• Your objective
Quote from the first line below through the line that contains "const outlined = [[0,0],[1,1],[2,1],[2,2],[3,3],[4,4],[5,5]];", both included, and leave the pictures out.

• Material provided
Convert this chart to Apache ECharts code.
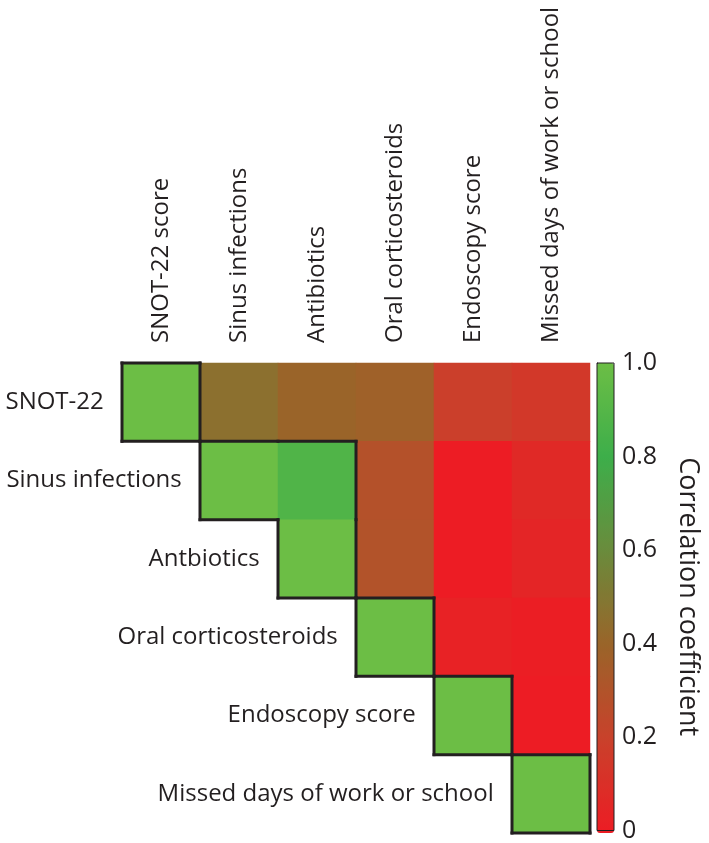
<!DOCTYPE html>
<html><head><meta charset="utf-8">
<script src="https://cdn.jsdelivr.net/npm/echarts@6/dist/echarts.min.js"></script>
<style>html,body{margin:0;padding:0;background:#fff}#c{width:709px;height:843px}</style>
</head><body><div id="c"></div>
<script>
const colLabels = ['SNOT-22 score','Sinus infections','Antibiotics','Oral corticosteroids','Endoscopy score','Missed days of work or school'];
const rowLabels = ['SNOT-22','Sinus infections','Antbiotics','Oral corticosteroids','Endoscopy score','Missed days of work or school'];
// upper-triangle correlation values, row i starts at column i
const rowSNOT = [1, 0.46, 0.40, 0.38, 0.19, 0.15];
const rowSinus = [1, 0.88, 0.29, 0.00, 0.07];
const rowAntibiotics = [1, 0.30, 0.00, 0.05];
const rowOral = [1, 0.03, 0.01];
const rowEndoscopy = [1, 0.00];
const rowMissed = [1];
const colorTicks = [0, 0.2, 0.4, 0.6, 0.8, 1.0];
// cells enclosed by the black outline [col,row]
const outlined = [[0,0],[1,1],[2,1],[2,2],[3,3],[4,4],[5,5]];

const rows = [rowSNOT,rowSinus,rowAntibiotics,rowOral,rowEndoscopy,rowMissed];
const heat = [];
rows.forEach((r,i)=>r.forEach((v,k)=>{
  const j=i+k;
  const item={value:[j,i,v]};
  if(i===j) item.label={show:true};
  heat.push(item);
}));
const inSet=(c,r)=>outlined.some(p=>p[0]===c&&p[1]===r);
const FONT='"Open Sans", sans-serif';
const TXT='#231F20';

const chart = echarts.init(document.getElementById('c'));
chart.setOption({
  animation:false,
  grid:[
    {left:122, top:363, width:468, height:470},
    {left:597, top:363, width:17, height:470, show:true, borderColor:TXT, borderWidth:1, backgroundColor:'transparent', z:6}
  ],
  xAxis:[
    {type:'category', gridIndex:0, data:colLabels, position:'top',
     axisLine:{show:false}, axisTick:{show:false}, splitLine:{show:false},
     axisLabel:{rotate:-90, margin:20, fontSize:24, fontFamily:FONT, color:TXT}},
    {type:'value', gridIndex:1, show:false}
  ],
  yAxis:[
    {type:'category', gridIndex:0, data:rowLabels, inverse:true,
     axisLine:{show:false}, axisTick:{show:false}, axisLabel:{show:false}, splitLine:{show:false}},
    {type:'value', gridIndex:1, min:0, max:1, interval:0.2, position:'right',
     axisLine:{show:true, lineStyle:{color:TXT, width:1}},
     axisTick:{show:true, length:4, lineStyle:{color:TXT}},
     minorTick:{show:true, splitNumber:2, length:4, lineStyle:{color:TXT}},
     splitLine:{show:false},
     axisLabel:{margin:8, fontSize:25, fontFamily:FONT, color:TXT,
       formatter:v=>v===0?'0':v.toFixed(1)},
     name:'Correlation coefficient', nameLocation:'middle', nameRotate:-90, nameGap:60,
     nameTextStyle:{fontSize:27, fontFamily:FONT, color:TXT}}
  ],
  visualMap:{
    type:'continuous', min:0, max:1, calculable:false, seriesIndex:0,
    orient:'vertical', left:597, top:363, itemWidth:17, itemHeight:470,
    padding:0, text:['',''], showLabel:false, z:4,
    inRange:{color:['#ED1C24','#C9412B','#9A6429','#6A8B3C','#3DAE4A','#6CBE45']}
  },
  series:[
    {type:'heatmap', xAxisIndex:0, yAxisIndex:0, data:heat,
     label:{show:false, position:'left', distance:18, fontSize:24, fontFamily:FONT, color:TXT,
       formatter:p=>rowLabels[p.value[1]]},
     emphasis:{disabled:true}},
    {type:'custom', xAxisIndex:0, yAxisIndex:0, data:outlined, z:10, silent:true,
     renderItem:(params, api)=>{
       const c=api.value(0), r=api.value(1);
       const p=api.coord([c,r]); const s=api.size([1,1]);
       const x0=p[0]-s[0]/2, x1=p[0]+s[0]/2, y0=p[1]-s[1]/2, y1=p[1]+s[1]/2;
       const st={stroke:TXT, lineWidth:3, lineCap:'square'};
       const ch=[];
       if(!inSet(c,r-1)) ch.push({type:'line',shape:{x1:x0,y1:y0,x2:x1,y2:y0},style:st});
       if(!inSet(c,r+1)) ch.push({type:'line',shape:{x1:x0,y1:y1,x2:x1,y2:y1},style:st});
       if(!inSet(c-1,r)) ch.push({type:'line',shape:{x1:x0,y1:y0,x2:x0,y2:y1},style:st});
       if(!inSet(c+1,r)) ch.push({type:'line',shape:{x1:x1,y1:y0,x2:x1,y2:y1},style:st});
       return {type:'group', children:ch};
     }}
  ]
});
</script></body></html>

• Solution to this task
Convert this chart to Apache ECharts code.
<!DOCTYPE html>
<html><head><meta charset="utf-8">
<script src="https://cdn.jsdelivr.net/npm/echarts@6/dist/echarts.min.js"></script>
<style>html,body{margin:0;padding:0;background:#fff}#c{width:709px;height:843px}</style>
</head><body><div id="c"></div>
<script>
const colLabels = ['SNOT-22 score','Sinus infections','Antibiotics','Oral corticosteroids','Endoscopy score','Missed days of work or school'];
const rowLabels = ['SNOT-22','Sinus infections','Antbiotics','Oral corticosteroids','Endoscopy score','Missed days of work or school'];
// upper-triangle correlation values, row i starts at column i
const rowSNOT = [1, 0.46, 0.40, 0.38, 0.19, 0.15];
const rowSinus = [1, 0.88, 0.29, 0.00, 0.07];
const rowAntibiotics = [1, 0.30, 0.00, 0.05];
const rowOral = [1, 0.03, 0.01];
const rowEndoscopy = [1, 0.00];
const rowMissed = [1];
const colorTicks = [0, 0.2, 0.4, 0.6, 0.8, 1.0];
// cells enclosed by the black outline [col,row]
const outlined = [[0,0],[1,1],[2,1],[2,2],[3,3],[4,4],[5,5]];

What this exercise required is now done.